= Mallet Concerto =

Percussion concerto by Ned Rorem

The Mallet Concerto is a concerto for mallet percussion instruments and chamber orchestra by the American composer Ned Rorem. It was first performed by the percussionist Evelyn Glennie and the Madison Symphony Orchestra under the conductor John DeMain in Madison, Wisconsin, on March 27, 2004.

==Composition==

===Background===
The concerto was completed in 2003. Typical of Rorem's late-period orchestral works, the piece calls for no unpitched percussion instruments, which was stipulated by the composer before he agreed to write the concerto for Evelyn Glennie. Rorem elaborated on this point in the score program notes, remarking, "After years of garnishing my orchestral works with every type of gong and drum, I've concluded that non-pitched percussion is superfluous, even in Beethoven.

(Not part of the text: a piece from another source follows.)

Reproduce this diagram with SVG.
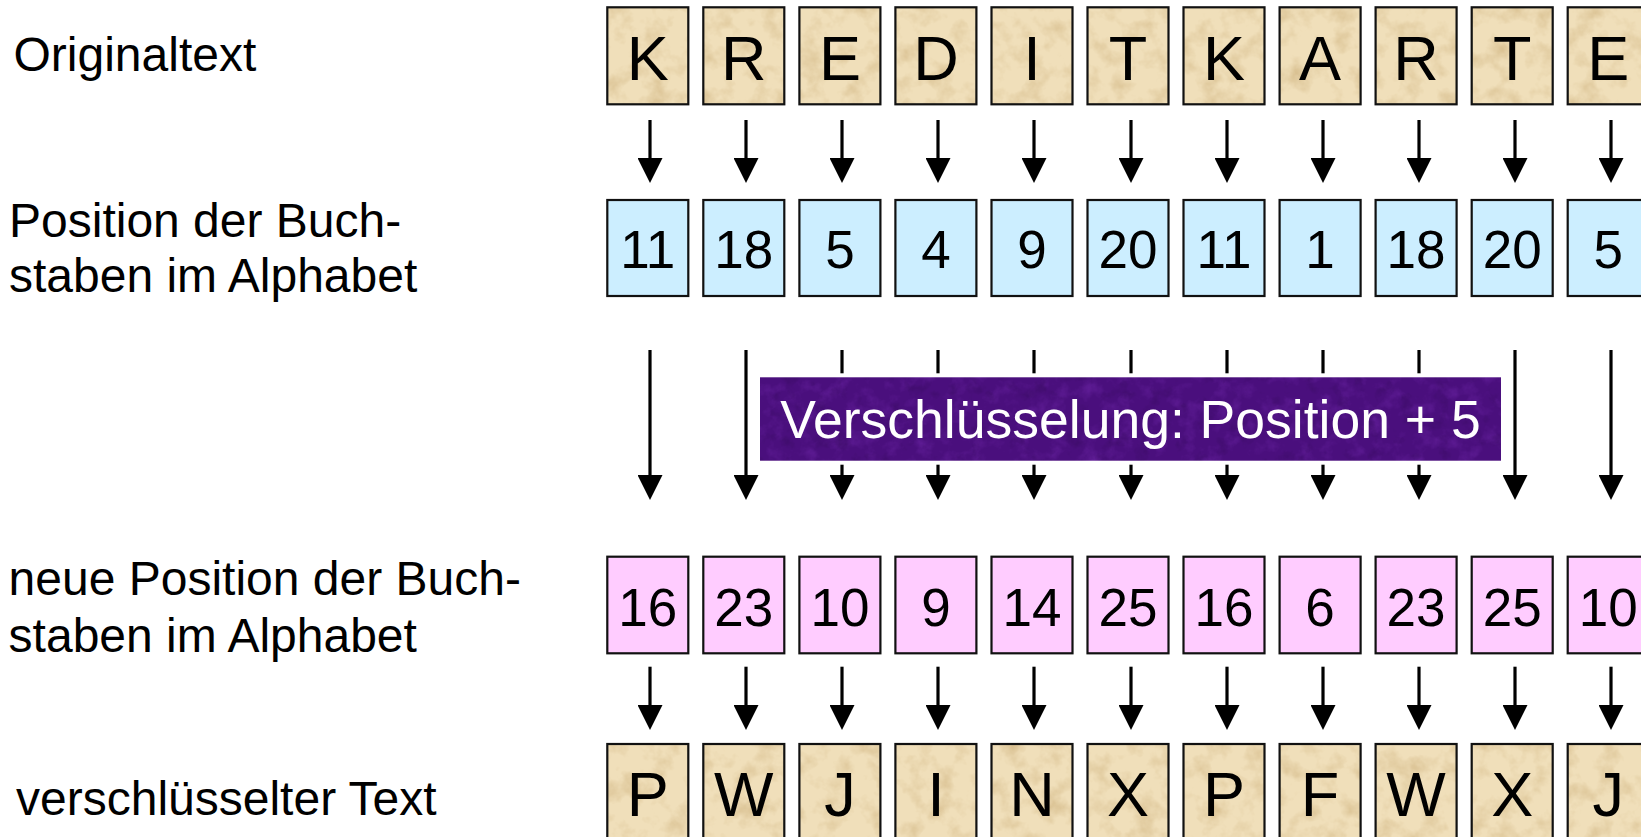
<svg xmlns="http://www.w3.org/2000/svg" width="1641" height="837" viewBox="0 0 1641 837">
<defs>
<style>
.lbl{font-family:"Liberation Sans",Arial,sans-serif;font-size:48px;fill:#000}
.big{font-family:"Liberation Sans",Arial,sans-serif;font-size:63px;fill:#000;text-anchor:middle}
.num{font-family:"Liberation Sans",Arial,sans-serif;font-size:53px;fill:#000;text-anchor:middle}
.tan{fill:#f0dfba;filter:url(#paper)}
.blue{fill:#cceeff}
.pink{fill:#ffccff}
.ol{fill:none;stroke:#111;stroke-width:2.2}
.arr{stroke:#000;stroke-width:3.2;fill:none;marker-end:url(#ah)}
.cap{font-family:"Liberation Sans",Arial,sans-serif;font-size:53.5px;fill:#fff;text-anchor:middle}
</style>
<marker id="ah" markerUnits="userSpaceOnUse" viewBox="0 0 25 25" refX="0.5" refY="12.5" markerWidth="25" markerHeight="25" orient="auto">
<path d="M0,0 L25,12.5 L0,25 z" fill="#000"/>
</marker>
<filter id="paper" x="0" y="0" width="100%" height="100%" color-interpolation-filters="sRGB">
<feTurbulence type="fractalNoise" baseFrequency="0.045" numOctaves="4" seed="7" result="n"/>
<feColorMatrix in="n" type="matrix" values="0 0 0 0 0.84  0 0 0 0 0.74  0 0 0 0 0.55  1.8 0 0 0 -0.82" result="spots"/>
<feComposite in="spots" in2="SourceGraphic" operator="atop"/>
</filter>
<filter id="velvet" x="0" y="0" width="100%" height="100%" color-interpolation-filters="sRGB">
<feTurbulence type="fractalNoise" baseFrequency="0.06" numOctaves="4" seed="11" result="n"/>
<feColorMatrix in="n" type="matrix" values="0 0 0 0 0.40  0 0 0 0 0.13  0 0 0 0 0.62  1.6 0 0 0 -0.78" result="light"/>
<feColorMatrix in="n" type="matrix" values="0 0 0 0 0.22  0 0 0 0 0.04  0 0 0 0 0.38  0 -1.6 0 0 0.7" result="dark"/>
<feComposite in="light" in2="SourceGraphic" operator="atop" result="a"/>
<feComposite in="dark" in2="a" operator="atop"/>
</filter>
</defs>
<rect x="0" y="0" width="1641" height="837" fill="#fff"/>

<g id="labels">
<text id="lbl-original" class="lbl" x="13.5" y="70.7">Originaltext</text>
<text id="lbl-position" class="lbl" x="9"><tspan x="9" y="236.7">Position der Buch-</tspan><tspan x="9" y="291.7">staben im Alphabet</tspan></text>
<text id="lbl-newpos" class="lbl" x="8.6"><tspan x="8.6" y="595">neue Position der Buch-</tspan><tspan x="8.6" y="651.7">staben im Alphabet</tspan></text>
<text id="lbl-cipher" class="lbl" x="16" y="815">verschlüsselter Text</text>
</g>

<g id="connectors">
<line class="arr" x1="650" y1="120" x2="650" y2="158.5"/>
<line class="arr" x1="746" y1="120" x2="746" y2="158.5"/>
<line class="arr" x1="842" y1="120" x2="842" y2="158.5"/>
<line class="arr" x1="938" y1="120" x2="938" y2="158.5"/>
<line class="arr" x1="1034" y1="120" x2="1034" y2="158.5"/>
<line class="arr" x1="1131" y1="120" x2="1131" y2="158.5"/>
<line class="arr" x1="1227" y1="120" x2="1227" y2="158.5"/>
<line class="arr" x1="1323" y1="120" x2="1323" y2="158.5"/>
<line class="arr" x1="1419" y1="120" x2="1419" y2="158.5"/>
<line class="arr" x1="1515" y1="120" x2="1515" y2="158.5"/>
<line class="arr" x1="1611" y1="120" x2="1611" y2="158.5"/>

<line class="arr" x1="650" y1="350" x2="650" y2="475.5"/>
<line class="arr" x1="746" y1="350" x2="746" y2="475.5"/>
<line class="arr" x1="842" y1="350" x2="842" y2="475.5"/>
<line class="arr" x1="938" y1="350" x2="938" y2="475.5"/>
<line class="arr" x1="1034" y1="350" x2="1034" y2="475.5"/>
<line class="arr" x1="1131" y1="350" x2="1131" y2="475.5"/>
<line class="arr" x1="1227" y1="350" x2="1227" y2="475.5"/>
<line class="arr" x1="1323" y1="350" x2="1323" y2="475.5"/>
<line class="arr" x1="1419" y1="350" x2="1419" y2="475.5"/>
<line class="arr" x1="1515" y1="350" x2="1515" y2="475.5"/>
<line class="arr" x1="1611" y1="350" x2="1611" y2="475.5"/>

<line class="arr" x1="650" y1="666.7" x2="650" y2="705.5"/>
<line class="arr" x1="746" y1="666.7" x2="746" y2="705.5"/>
<line class="arr" x1="842" y1="666.7" x2="842" y2="705.5"/>
<line class="arr" x1="938" y1="666.7" x2="938" y2="705.5"/>
<line class="arr" x1="1034" y1="666.7" x2="1034" y2="705.5"/>
<line class="arr" x1="1131" y1="666.7" x2="1131" y2="705.5"/>
<line class="arr" x1="1227" y1="666.7" x2="1227" y2="705.5"/>
<line class="arr" x1="1323" y1="666.7" x2="1323" y2="705.5"/>
<line class="arr" x1="1419" y1="666.7" x2="1419" y2="705.5"/>
<line class="arr" x1="1515" y1="666.7" x2="1515" y2="705.5"/>
<line class="arr" x1="1611" y1="666.7" x2="1611" y2="705.5"/>
</g>

<g id="row-original">
<g id="o0"><rect class="tan" x="607.3" y="7.3" width="81" height="97"/><rect class="ol" x="607.3" y="7.3" width="81" height="97"/><text class="big" x="647.8" y="80">K</text></g>
<g id="o1"><rect class="tan" x="703.3" y="7.3" width="81" height="97"/><rect class="ol" x="703.3" y="7.3" width="81" height="97"/><text class="big" x="743.8" y="80">R</text></g>
<g id="o2"><rect class="tan" x="799.4" y="7.3" width="81" height="97"/><rect class="ol" x="799.4" y="7.3" width="81" height="97"/><text class="big" x="839.9" y="80">E</text></g>
<g id="o3"><rect class="tan" x="895.4" y="7.3" width="81" height="97"/><rect class="ol" x="895.4" y="7.3" width="81" height="97"/><text class="big" x="935.9" y="80">D</text></g>
<g id="o4"><rect class="tan" x="991.5" y="7.3" width="81" height="97"/><rect class="ol" x="991.5" y="7.3" width="81" height="97"/><text class="big" x="1032" y="80">I</text></g>
<g id="o5"><rect class="tan" x="1087.5" y="7.3" width="81" height="97"/><rect class="ol" x="1087.5" y="7.3" width="81" height="97"/><text class="big" x="1128" y="80">T</text></g>
<g id="o6"><rect class="tan" x="1183.5" y="7.3" width="81" height="97"/><rect class="ol" x="1183.5" y="7.3" width="81" height="97"/><text class="big" x="1224" y="80">K</text></g>
<g id="o7"><rect class="tan" x="1279.6" y="7.3" width="81" height="97"/><rect class="ol" x="1279.6" y="7.3" width="81" height="97"/><text class="big" x="1320.1" y="80">A</text></g>
<g id="o8"><rect class="tan" x="1375.6" y="7.3" width="81" height="97"/><rect class="ol" x="1375.6" y="7.3" width="81" height="97"/><text class="big" x="1416.1" y="80">R</text></g>
<g id="o9"><rect class="tan" x="1471.7" y="7.3" width="81" height="97"/><rect class="ol" x="1471.7" y="7.3" width="81" height="97"/><text class="big" x="1512.2" y="80">T</text></g>
<g id="o10"><rect class="tan" x="1567.7" y="7.3" width="81" height="97"/><rect class="ol" x="1567.7" y="7.3" width="81" height="97"/><text class="big" x="1608.2" y="80">E</text></g>
</g>

<g id="row-position">
<g id="p0"><rect class="blue" x="607.3" y="200" width="81" height="96"/><rect class="ol" x="607.3" y="200" width="81" height="96"/><text class="num" x="647.8" y="268">11</text></g>
<g id="p1"><rect class="blue" x="703.3" y="200" width="81" height="96"/><rect class="ol" x="703.3" y="200" width="81" height="96"/><text class="num" x="743.8" y="268">18</text></g>
<g id="p2"><rect class="blue" x="799.4" y="200" width="81" height="96"/><rect class="ol" x="799.4" y="200" width="81" height="96"/><text class="num" x="839.9" y="268">5</text></g>
<g id="p3"><rect class="blue" x="895.4" y="200" width="81" height="96"/><rect class="ol" x="895.4" y="200" width="81" height="96"/><text class="num" x="935.9" y="268">4</text></g>
<g id="p4"><rect class="blue" x="991.5" y="200" width="81" height="96"/><rect class="ol" x="991.5" y="200" width="81" height="96"/><text class="num" x="1032" y="268">9</text></g>
<g id="p5"><rect class="blue" x="1087.5" y="200" width="81" height="96"/><rect class="ol" x="1087.5" y="200" width="81" height="96"/><text class="num" x="1128" y="268">20</text></g>
<g id="p6"><rect class="blue" x="1183.5" y="200" width="81" height="96"/><rect class="ol" x="1183.5" y="200" width="81" height="96"/><text class="num" x="1224" y="268">11</text></g>
<g id="p7"><rect class="blue" x="1279.6" y="200" width="81" height="96"/><rect class="ol" x="1279.6" y="200" width="81" height="96"/><text class="num" x="1320.1" y="268">1</text></g>
<g id="p8"><rect class="blue" x="1375.6" y="200" width="81" height="96"/><rect class="ol" x="1375.6" y="200" width="81" height="96"/><text class="num" x="1416.1" y="268">18</text></g>
<g id="p9"><rect class="blue" x="1471.7" y="200" width="81" height="96"/><rect class="ol" x="1471.7" y="200" width="81" height="96"/><text class="num" x="1512.2" y="268">20</text></g>
<g id="p10"><rect class="blue" x="1567.7" y="200" width="81" height="96"/><rect class="ol" x="1567.7" y="200" width="81" height="96"/><text class="num" x="1608.2" y="268">5</text></g>
</g>

<g id="shift-box">
<rect x="756" y="373.3" width="749" height="91.4" fill="#fff"/>
<rect x="760" y="377.3" width="741" height="83.4" fill="#4a0f7d" filter="url(#velvet)"/>
<text class="cap" x="1130.5" y="438.3">Verschlüsselung: Position + 5</text>
</g>

<g id="row-newpos">
<g id="n0"><rect class="pink" x="607.3" y="556.7" width="81" height="96.6"/><rect class="ol" x="607.3" y="556.7" width="81" height="96.6"/><text class="num" x="647.8" y="626">16</text></g>
<g id="n1"><rect class="pink" x="703.3" y="556.7" width="81" height="96.6"/><rect class="ol" x="703.3" y="556.7" width="81" height="96.6"/><text class="num" x="743.8" y="626">23</text></g>
<g id="n2"><rect class="pink" x="799.4" y="556.7" width="81" height="96.6"/><rect class="ol" x="799.4" y="556.7" width="81" height="96.6"/><text class="num" x="839.9" y="626">10</text></g>
<g id="n3"><rect class="pink" x="895.4" y="556.7" width="81" height="96.6"/><rect class="ol" x="895.4" y="556.7" width="81" height="96.6"/><text class="num" x="935.9" y="626">9</text></g>
<g id="n4"><rect class="pink" x="991.5" y="556.7" width="81" height="96.6"/><rect class="ol" x="991.5" y="556.7" width="81" height="96.6"/><text class="num" x="1032" y="626">14</text></g>
<g id="n5"><rect class="pink" x="1087.5" y="556.7" width="81" height="96.6"/><rect class="ol" x="1087.5" y="556.7" width="81" height="96.6"/><text class="num" x="1128" y="626">25</text></g>
<g id="n6"><rect class="pink" x="1183.5" y="556.7" width="81" height="96.6"/><rect class="ol" x="1183.5" y="556.7" width="81" height="96.6"/><text class="num" x="1224" y="626">16</text></g>
<g id="n7"><rect class="pink" x="1279.6" y="556.7" width="81" height="96.6"/><rect class="ol" x="1279.6" y="556.7" width="81" height="96.6"/><text class="num" x="1320.1" y="626">6</text></g>
<g id="n8"><rect class="pink" x="1375.6" y="556.7" width="81" height="96.6"/><rect class="ol" x="1375.6" y="556.7" width="81" height="96.6"/><text class="num" x="1416.1" y="626">23</text></g>
<g id="n9"><rect class="pink" x="1471.7" y="556.7" width="81" height="96.6"/><rect class="ol" x="1471.7" y="556.7" width="81" height="96.6"/><text class="num" x="1512.2" y="626">25</text></g>
<g id="n10"><rect class="pink" x="1567.7" y="556.7" width="81" height="96.6"/><rect class="ol" x="1567.7" y="556.7" width="81" height="96.6"/><text class="num" x="1608.2" y="626">10</text></g>
</g>

<g id="row-cipher">
<g id="c0"><rect class="tan" x="607.3" y="744" width="81" height="97"/><rect class="ol" x="607.3" y="744" width="81" height="97"/><text class="big" x="647.8" y="816">P</text></g>
<g id="c1"><rect class="tan" x="703.3" y="744" width="81" height="97"/><rect class="ol" x="703.3" y="744" width="81" height="97"/><text class="big" x="743.8" y="816">W</text></g>
<g id="c2"><rect class="tan" x="799.4" y="744" width="81" height="97"/><rect class="ol" x="799.4" y="744" width="81" height="97"/><text class="big" x="839.9" y="816">J</text></g>
<g id="c3"><rect class="tan" x="895.4" y="744" width="81" height="97"/><rect class="ol" x="895.4" y="744" width="81" height="97"/><text class="big" x="935.9" y="816">I</text></g>
<g id="c4"><rect class="tan" x="991.5" y="744" width="81" height="97"/><rect class="ol" x="991.5" y="744" width="81" height="97"/><text class="big" x="1032" y="816">N</text></g>
<g id="c5"><rect class="tan" x="1087.5" y="744" width="81" height="97"/><rect class="ol" x="1087.5" y="744" width="81" height="97"/><text class="big" x="1128" y="816">X</text></g>
<g id="c6"><rect class="tan" x="1183.5" y="744" width="81" height="97"/><rect class="ol" x="1183.5" y="744" width="81" height="97"/><text class="big" x="1224" y="816">P</text></g>
<g id="c7"><rect class="tan" x="1279.6" y="744" width="81" height="97"/><rect class="ol" x="1279.6" y="744" width="81" height="97"/><text class="big" x="1320.1" y="816">F</text></g>
<g id="c8"><rect class="tan" x="1375.6" y="744" width="81" height="97"/><rect class="ol" x="1375.6" y="744" width="81" height="97"/><text class="big" x="1416.1" y="816">W</text></g>
<g id="c9"><rect class="tan" x="1471.7" y="744" width="81" height="97"/><rect class="ol" x="1471.7" y="744" width="81" height="97"/><text class="big" x="1512.2" y="816">X</text></g>
<g id="c10"><rect class="tan" x="1567.7" y="744" width="81" height="97"/><rect class="ol" x="1567.7" y="744" width="81" height="97"/><text class="big" x="1608.2" y="816">J</text></g>
</g>
</svg>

I am morally against all cymbal crashes, and feel that snares and bongos are strictly ornamental." He added, "The four elements of music are melody, harmony, counterpoint, and rhythm. Rhythm is the most dispensable." The concerto has a duration of roughly 24 minutes and is cast in seven movements.

===Instrumentation===
The work is scored for a solo percussionist and a chamber orchestra comprising flute, oboe, clarinets, horn, trumpet, trombone, and strings. The soloist's percussion battery consists of vibraphone, marimba, glockenspiel, and xylophone.

==Reception==
The piece has been praised by music critics. Jeremy Eichler of The New York Times wrote, "Each [instrument] has strikingly different sonorities and Mr. Rorem created seven brief and handsome movements, including a deftly skittering scherzo and a vaguely menacing waltz. The work showcased a wide array of timbral and thematic relationships between the soloist and the orchestra, pared down with lean string writing and tart woodwinds." The concerto was also praised by Brett Campbell of The Wall Street Journal, who called it "by turns wistful and playful."